The page load time of a site is one of the things that distinguish a well ran professional website from amateur/failing site. It’s thus also a way for Developers to showcase their experience by creating a fast loading quality site.
One of the ways to instantly improve the site performance beside caching, proper compression of images, and using CDN (content delivery network), is to use reduce the number of http requests made. Even milliseconds matter and they add up, every individual request is a carries a lot of wasted overhead that is needed to establish a request. Among these can be dns lookup, protocols handshake, headers exchange and so on.
What is a spritesheet?
The Spritesheet is the perfect way to reduce number of requests made for images. The Spritesheet is term borrowed from gaming industry. Where game developer would take all the game graphics into one big picture and then use it by copying and cropping to show only specific parts. Additionally, If timed properly spritesheets can be and are used for animation purposes.
Some Examples of Spritesheets
Early Games’ Examples
This would allow Game Developers not only reduce file size, io operations, but also animate more easily. For example take this image:
I have made jsfiddle that uses this image and iterate over them making it look like an animation.

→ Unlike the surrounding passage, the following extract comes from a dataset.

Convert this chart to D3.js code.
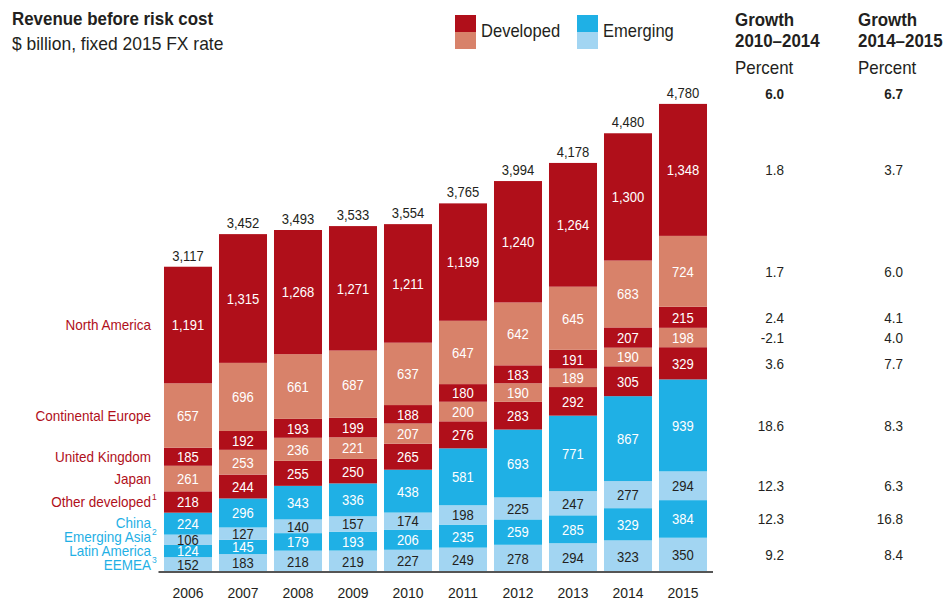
<!DOCTYPE html>
<html>
<head>
<meta charset="utf-8">
<script src="https://cdn.jsdelivr.net/npm/d3@7"></script>
<style>
  body { margin: 0; background: #fff; }
  svg text { font-family: "Liberation Sans", Arial, sans-serif; }
</style>
</head>
<body>
<script>
const years = [2006, 2007, 2008, 2009, 2010, 2011, 2012, 2013, 2014, 2015]
const totals = [3117, 3452, 3493, 3533, 3554, 3765, 3994, 4178, 4480, 4780]

// values per region, top of the stack first in the list below
const northAmerica = [1191, 1315, 1268, 1271, 1211, 1199, 1240, 1264, 1300, 1348]
const contEurope = [657, 696, 661, 687, 637, 647, 642, 645, 683, 724]
const unitedKingdom = [185, 192, 193, 199, 188, 180, 183, 191, 207, 215]
const japan = [261, 253, 236, 221, 207, 200, 190, 189, 190, 198]
const otherDeveloped = [218, 244, 255, 250, 265, 276, 283, 292, 305, 329]
const china = [224, 296, 343, 336, 438, 581, 693, 771, 867, 939]
const emergingAsia = [106, 127, 140, 157, 174, 198, 225, 247, 277, 294]
const latinAmerica = [124, 145, 179, 193, 206, 235, 259, 285, 329, 384]
const eemea = [152, 183, 218, 219, 227, 249, 278, 294, 323, 350]

const regionNames = ["North America", "Continental Europe", "United Kingdom", "Japan", "Other developed",
  "China", "Emerging Asia", "Latin America", "EEMEA"]
const footnotes = ["", "", "", "", "1", "", "2", "", "3"]
const growth1014 = ["1.8", "1.7", "2.4", "-2.1", "3.6", "18.6", "12.3", "12.3", "9.2"]
const growth1415 = ["3.7", "6.0", "4.1", "4.0", "7.7", "8.3", "6.3", "16.8", "8.4"]
const growthTotal = ["6.0", "6.7"]
const growthHeads = [["Growth", "2010–2014"], ["Growth", "2014–2015"]]

const w = 952
const h = 601
const darkRed = "#b00f1a"
const salmon = "#d8826a"
const blue = "#1fb0e5"
const lightBlue = "#a2d5f2"
const ink = "#231f20"

const regionValues = [northAmerica, contEurope, unitedKingdom, japan, otherDeveloped, china, emergingAsia, latinAmerica, eemea]
const regionColors = [darkRed, salmon, darkRed, salmon, darkRed, blue, lightBlue, blue, lightBlue]
const isDeveloped = [true, true, true, true, true, false, false, false, false]

// narrow the default font a bit, the original uses a condensed face
function squeeze(sel, s) {
  sel.each(function () {
    const t = d3.select(this)
    const x = +t.attr("x") || 0
    t.attr("transform", "translate(" + x + ",0) scale(" + s + ",1) translate(" + (-x) + ",0)")
  })
}

// build rows for d3.stack
const rows = years.map((y, i) => {
  let r = { year: y }
  regionNames.forEach((n, k) => { r[n] = regionValues[k][i] })
  return r
})
const stackKeys = regionNames.slice().reverse()
const series = d3.stack().keys(stackKeys)(rows)

const svg = d3.select("body").append("svg")
  .attr("width", w)
  .attr("height", h)

const xScale = d3.scaleBand()
  .domain(years)
  .range([160.5, 710.5])
  .paddingInner(0.127)
  .paddingOuter(0.0635)

const yScale = d3.scaleLinear()
  .domain([0, 4780])
  .range([572, 104])

const colorOf = name => regionColors[regionNames.indexOf(name)]

// bars
const layers = svg.selectAll("g.layer")
  .data(series)
  .enter()
  .append("g")
  .attr("class", "layer")
  .attr("fill", d => colorOf(d.key))

layers.selectAll("rect")
  .data(d => d)
  .enter()
  .append("rect")
  .attr("x", d => xScale(d.data.year))
  .attr("y", d => yScale(d[1]))
  .attr("width", xScale.bandwidth())
  .attr("height", d => yScale(d[0]) - yScale(d[1]))

layers.selectAll("text")
  .data(d => d.map(p => ({ p: p, key: d.key })))
  .enter()
  .append("text")
  .attr("class", "val")
  .attr("x", d => xScale(d.p.data.year) + xScale.bandwidth() / 2)
  .attr("y", d => (yScale(d.p[0]) + yScale(d.p[1])) / 2)
  .attr("dy", "0.36em")
  .attr("text-anchor", "middle")
  .style("font-size", "15px")
  .attr("fill", d => colorOf(d.key) == lightBlue ? ink : "#fff")
  .text(d => d3.format(",")(d.p[1] - d.p[0]))
squeeze(svg.selectAll("text.val"), 0.87)

// totals
svg.selectAll("text.total")
  .data(years)
  .enter()
  .append("text")
  .attr("class", "total")
  .attr("x", d => xScale(d) + xScale.bandwidth() / 2)
  .attr("y", (d, i) => yScale(totals[i]) - 6)
  .attr("text-anchor", "middle")
  .style("font-size", "15px")
  .attr("fill", ink)
  .text((d, i) => d3.format(",")(totals[i]))
squeeze(svg.selectAll("text.total"), 0.87)

// x axis
const xAxis = d3.axisBottom(xScale).tickSize(0).tickPadding(15)
const gx = svg.append("g")
  .attr("transform", "translate(0,572)")
  .call(xAxis)
gx.select(".domain").attr("stroke", "#555").attr("stroke-width", 2)
  .attr("d", "M158.5,0H713")
gx.selectAll("text").style("font-size", "15px").attr("fill", ink)
  .attr("font-family", null)
squeeze(gx.selectAll("text"), 0.93)

// region labels at the 2006 segment centres, nudged up where they would collide
const centreOf = (k, i) => {
  const s = series.find(d => d.key == regionNames[k])[i]
  return (yScale(s[0]) + yScale(s[1])) / 2
}
const labelY = regionNames.map((n, k) => centreOf(k, 0))
for (let k = labelY.length - 2; k >= 0; k--) {
  labelY[k] = Math.min(labelY[k], labelY[k + 1] - 14)
}
regionNames.forEach((n, k) => {
  const col = isDeveloped[k] ? darkRed : blue
  svg.append("text")
    .attr("class", "region")
    .attr("x", 151)
    .attr("y", labelY[k])
    .attr("dy", "0.36em")
    .attr("text-anchor", "end")
    .style("font-size", "15px")
    .attr("fill", col)
    .text(n)
  if (footnotes[k] != "") {
    svg.append("text")
      .attr("x", 152)
      .attr("y", labelY[k] - 2)
      .style("font-size", "8.5px")
      .attr("fill", col)
      .text(footnotes[k])
  }
})
squeeze(svg.selectAll("text.region"), 0.9)

// growth columns at the 2015 segment centres
const last = years.length - 1
const colX = [784, 903]
const headX = [735, 858]
;[growth1014, growth1415].forEach((vals, c) => {
  svg.append("text").attr("class", "head").attr("x", headX[c]).attr("y", 26)
    .style("font-size", "18px").style("font-weight", "bold").attr("fill", ink)
    .text(growthHeads[c][0])
  svg.append("text").attr("class", "head").attr("x", headX[c]).attr("y", 47)
    .style("font-size", "18px").style("font-weight", "bold").attr("fill", ink)
    .text(growthHeads[c][1])
  svg.append("text").attr("class", "head").attr("x", headX[c]).attr("y", 74)
    .style("font-size", "18px").attr("fill", ink)
    .text("Percent")
  svg.append("text").attr("class", "gv").attr("x", colX[c]).attr("y", 99)
    .attr("text-anchor", "end")
    .style("font-size", "15px").style("font-weight", "bold").attr("fill", ink)
    .text(growthTotal[c])
  svg.selectAll("text.g" + c)
    .data(vals)
    .enter()
    .append("text")
    .attr("class", "g" + c + " gv")
    .attr("x", colX[c])
    .attr("y", (d, k) => centreOf(k, last))
    .attr("dy", "0.36em")
    .attr("text-anchor", "end")
    .style("font-size", "15px")
    .attr("fill", ink)
    .text(d => d)
})
squeeze(svg.selectAll("text.head"), 0.94)
squeeze(svg.selectAll("text.gv"), 0.9)

// title
svg.append("text").attr("class", "title").attr("x", 12).attr("y", 25)
  .style("font-size", "18px").style("font-weight", "bold").attr("fill", ink)
  .text("Revenue before risk cost")
svg.append("text").attr("class", "sub").attr("x", 12).attr("y", 50)
  .style("font-size", "18px").attr("fill", ink)
  .text("$ billion, fixed 2015 FX rate")
squeeze(svg.selectAll("text.title"), 0.94)
squeeze(svg.selectAll("text.sub"), 0.97)

// legend
const legendKeys = ["Developed", "Emerging"]
const legendX = [455, 577]
const legendCols = [[darkRed, salmon], [blue, lightBlue]]
legendKeys.forEach((k, i) => {
  svg.append("rect").attr("x", legendX[i]).attr("y", 15).attr("width", 21).attr("height", 17)
    .attr("fill", legendCols[i][0])
  svg.append("rect").attr("x", legendX[i]).attr("y", 32).attr("width", 21).attr("height", 17)
    .attr("fill", legendCols[i][1])
  svg.append("text").attr("class", "leg").attr("x", legendX[i] + 26).attr("y", 37)
    .style("font-size", "18px").attr("fill", ink)
    .text(k)
})
squeeze(svg.selectAll("text.leg"), 0.92)
</script>
</body>
</html>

First Create all assets as normally you would, then once you are done creating and compressing images you can replace all you image tags with divs and set their background image to div. Usually there are task runners that take care of this.
You can manually create do all of it, but I won’t advice it at all.
Disadvantages & Alternatives
You can’t use img tag, which could cause conflicts. Alternatively you could also use data uri for image instead of url.
Increased complexity of an app.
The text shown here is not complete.